> _Work required_: All lines from the beginning of the listing through the line with "import plotly.graph_objects as go" are to be copied word for word; the pictures are not.

::: Given data :::

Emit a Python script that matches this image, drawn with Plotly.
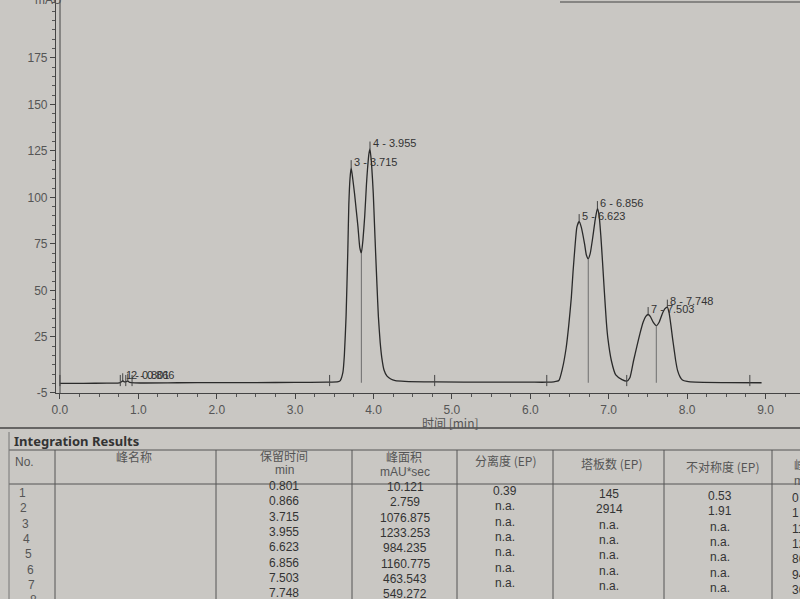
import plotly.graph_objects as go

# chromatogram: retention time (min) and signal (mAU)
time_min = [0.00, 0.30, 0.60, 0.76, 0.79, 0.801, 0.82, 0.845, 0.866, 0.89, 0.95,
            1.50, 2.00, 2.50, 3.00, 3.40, 3.55, 3.576, 3.61, 3.628, 3.65, 3.672,
            3.685, 3.70, 3.715, 3.735, 3.758, 3.78, 3.802, 3.825, 3.845, 3.865,
            3.888, 3.91, 3.923, 3.94, 3.955, 3.975, 3.997, 4.012, 4.027, 4.045,
            4.062, 4.085, 4.105, 4.135, 4.17, 4.22, 4.278, 4.40, 4.80, 5.50,
            6.00, 6.21, 6.30, 6.364, 6.41, 6.457, 6.49, 6.523, 6.545, 6.569,
            6.594, 6.623, 6.65, 6.692, 6.715, 6.739, 6.765, 6.795, 6.828, 6.856,
            6.878, 6.90, 6.92, 6.945, 6.97, 6.99, 7.035, 7.09, 7.17, 7.23, 7.27,
            7.316, 7.36, 7.40, 7.44, 7.473, 7.503, 7.53, 7.565, 7.607, 7.645,
            7.68, 7.715, 7.748, 7.77, 7.794, 7.815, 7.835, 7.855, 7.878, 7.91,
            7.94, 8.00, 8.107, 8.50, 8.95]
signal_mau = [0.0, 0.0, 0.1, 0.2, 1.0, 1.4, 0.8, 0.9, 1.2, 0.5, 0.2,
              0.3, 0.4, 0.4, 0.5, 0.6, 0.9, 1.5, 6, 15, 36, 71,
              96, 110, 116, 110, 102, 93, 84, 73, 70, 77,
              90, 107, 115, 123, 126, 118, 102, 86, 70, 52,
              36, 22, 14, 7, 4, 2.3, 1.5, 1.1, 0.8, 0.6,
              0.6, 0.6, 0.8, 1.5, 8, 19, 31, 46, 60, 73,
              84, 87, 84, 75, 69, 67, 70, 78, 88, 94,
              90, 79, 66, 49, 33, 24, 12, 4.5, 2, 1.2, 3,
              12, 20, 27, 33, 36, 37, 36, 33, 31, 33,
              37, 40, 41, 38, 31, 24, 18, 12, 7, 3.5,
              1.8, 1.0, 0.6, 0.4, 0.3]

# integration results table
peak_no = [1, 2, 3, 4, 5, 6, 7, 8]
ret_time = [0.801, 0.866, 3.715, 3.955, 6.623, 6.856, 7.503, 7.748]
peak_area = ["10.121", "2.759", "1076.875", "1233.253", "984.235",
             "1160.775", "463.543", "549.272"]
resolution = ["0.39", "n.a.", "n.a.", "n.a.", "n.a.", "n.a.", "n.a."]
plates = ["145", "2914", "n.a.", "n.a.", "n.a.", "n.a.", "n.a."]
asymmetry = ["0.53", "1.91", "n.a.", "n.a.", "n.a.", "n.a.", "n.a."]
height_cut = ["0", "1", "11", "12", "86", "94", "36"]  # cut off at the photo edge

valley_time = [3.845, 6.739, 7.607]
event_time = [0.0, 0.77, 0.84, 0.92, 3.44, 4.78, 6.21, 7.23, 8.80]
y_tick_vals = [-5, 25, 50, 75, 100, 125, 150, 175]
y_tick_text = ["-5", "25", "50", "75", "100", "125", "150", "175"]

W, H = 800, 599
BG = "#c9c7c3"
INK = "#333333"
NUM_FONT = "Liberation Sans, Arial, sans-serif"
CJK_FONT = "Noto Sans CJK SC, sans-serif"


def px(x):
    return x / W


def py(y):
    return 1 - y / H


sig = dict(zip(time_min, signal_mau))

fig = go.Figure()

fig.add_trace(go.Scatter(
    x=time_min, y=signal_mau, mode="lines",
    line=dict(color="#2a2a2a", width=1.3, shape="spline", smoothing=0.5),
    hoverinfo="skip", showlegend=False,
))

# drop lines at the valleys
dx, dy = [], []
for t in valley_time:
    dx += [t, t, None]
    dy += [0.3, sig[t], None]
fig.add_trace(go.Scatter(x=dx, y=dy, mode="lines",
                         line=dict(color="#6e6e6e", width=1),
                         hoverinfo="skip", showlegend=False))

# integration event marks on the baseline
ex, ey = [], []
for t in event_time:
    ex += [t, t, None]
    ey += [-1.5, 4.5, None]
fig.add_trace(go.Scatter(x=ex, y=ey, mode="lines",
                         line=dict(color="#444", width=1),
                         hoverinfo="skip", showlegend=False))

# apex ticks and peak labels
ax, ay = [], []
for n, t in zip(peak_no, ret_time):
    h = sig[t]
    ax += [t, t, None]
    ay += [h, h + 4, None]
    fig.add_annotation(x=t, y=h, text=f"{n} - {t:.3f}", showarrow=False,
                       xanchor="left", yanchor="bottom", xshift=1, yshift=-2,
                       font=dict(family=NUM_FONT, size=11, color=INK))
fig.add_trace(go.Scatter(x=ax, y=ay, mode="lines",
                         line=dict(color="#444", width=1),
                         hoverinfo="skip", showlegend=False))

# axis captions
fig.add_annotation(xref="paper", yref="paper", x=px(48), y=py(0),
                   text="mAU", showarrow=False, xanchor="center", yanchor="middle",
                   font=dict(family=NUM_FONT, size=12, color="#555"))
fig.add_annotation(xref="paper", yref="paper", x=px(450), y=py(422),
                   text="时间 [min]", showarrow=False, xanchor="center", yanchor="middle",
                   font=dict(family=CJK_FONT, size=12, color="#555"))

shapes = []


def hline(y, x0, x1, w=1, c="#555"):
    shapes.append(dict(type="line", xref="paper", yref="paper",
                       x0=px(x0), x1=px(x1), y0=py(y), y1=py(y),
                       line=dict(color=c, width=w)))


def vline(x, y0, y1, w=1, c="#555"):
    shapes.append(dict(type="line", xref="paper", yref="paper",
                       x0=px(x), x1=px(x), y0=py(y0), y1=py(y1),
                       line=dict(color=c, width=w)))


# frame bits of the printout
vline(60, 0, 393, 1, "#444")
hline(2, 560, 800, 1.2, "#444")

# table grid
hline(428, 0, 800, 1.6, "#444")
hline(450, 9, 800, 1, "#555")
hline(484, 9, 800, 1, "#555")
vline(9, 432, 599, 1, "#777")
for x in [55, 216, 352, 457, 553, 664, 772]:
    vline(x, 450, 599, 1, "#555")


def txt(x, y, s, size=12, family=NUM_FONT, anchor="center", bold=False, color=INK):
    if bold:
        s = f"<b>{s}</b>"
    fig.add_annotation(xref="paper", yref="paper", x=px(x), y=py(y), text=s,
                       showarrow=False, xanchor=anchor, yanchor="middle",
                       font=dict(family=family, size=size, color=color))


txt(12, 441, "Integration Results", size=13, family="Noto Sans, sans-serif",
    anchor="left", bold=True)
txt(13, 462, "No.", anchor="left", color="#555")
txt(134, 457, "峰名称", family=CJK_FONT, color="#555")
txt(284, 455, "保留时间", family=CJK_FONT, color="#555")
txt(284, 470, "min", color="#555")
txt(404, 456, "峰面积", family=CJK_FONT, color="#555")
txt(405, 472, "mAU*sec", color="#555")
txt(506, 460, "分离度 (EP)", family=CJK_FONT, color="#555")
txt(611, 463, "塔板数 (EP)", family=CJK_FONT, color="#555")
txt(722, 466, "不对称度 (EP)", family=CJK_FONT, color="#555")
txt(792, 464, "峰高", family=CJK_FONT, anchor="left", color="#555")
txt(792, 481, "mAU", anchor="left", color="#555")

row0, step = 486, 15.3
for i, n in enumerate(peak_no):
    y = row0 + i * step
    txt(22 + i * 1.6, y + 7, str(n), color="#555")
    txt(284, y, f"{ret_time[i]:.3f}")
    txt(405, y + 1, peak_area[i])
for i in range(len(resolution)):
    y = row0 + i * step
    txt(505, y + 5, resolution[i])
    txt(609, y + 8, plates[i])
    txt(720, y + 10, asymmetry[i])
    txt(790, y + 12, height_cut[i], anchor="left")

fig.update_layout(
    width=W, height=H,
    margin=dict(l=0, r=0, t=0, b=0),
    paper_bgcolor=BG, plot_bgcolor=BG,
    showlegend=False,
    shapes=shapes,
    xaxis=dict(
        domain=[px(56), 1], range=[-0.05, 9.44],
        dtick=1, tick0=0, tickformat=".1f",
        ticks="outside", ticklen=5, tickcolor="#444",
        minor=dict(dtick=0.25, tick0=0, ticks="outside", ticklen=3, tickcolor="#555"),
        showline=True, linecolor="#444", linewidth=1.2,
        showgrid=False, zeroline=False, automargin=False,
        tickfont=dict(family=NUM_FONT, size=12, color="#555"),
    ),
    yaxis=dict(
        domain=[py(393), 1], range=[-5.2, 206.1],
        tickmode="array", tickvals=y_tick_vals, ticktext=y_tick_text,
        ticks="outside", ticklen=5, tickcolor="#444",
        minor=dict(dtick=5, tick0=0, ticks="outside", ticklen=3, tickcolor="#555"),
        showline=True, linecolor="#444", linewidth=1.2,
        showgrid=False, zeroline=False, automargin=False,
        tickfont=dict(family=NUM_FONT, size=12, color="#555"),
    ),
)

# the page's default body margin would shift the figure by 8px
fig.write_html("out.html", config={"displayModeBar": False},
               post_script="document.body.style.margin='0';")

:::

> _Completed exercise_:
Emit a Python script that matches this image, drawn with Plotly.
import plotly.graph_objects as go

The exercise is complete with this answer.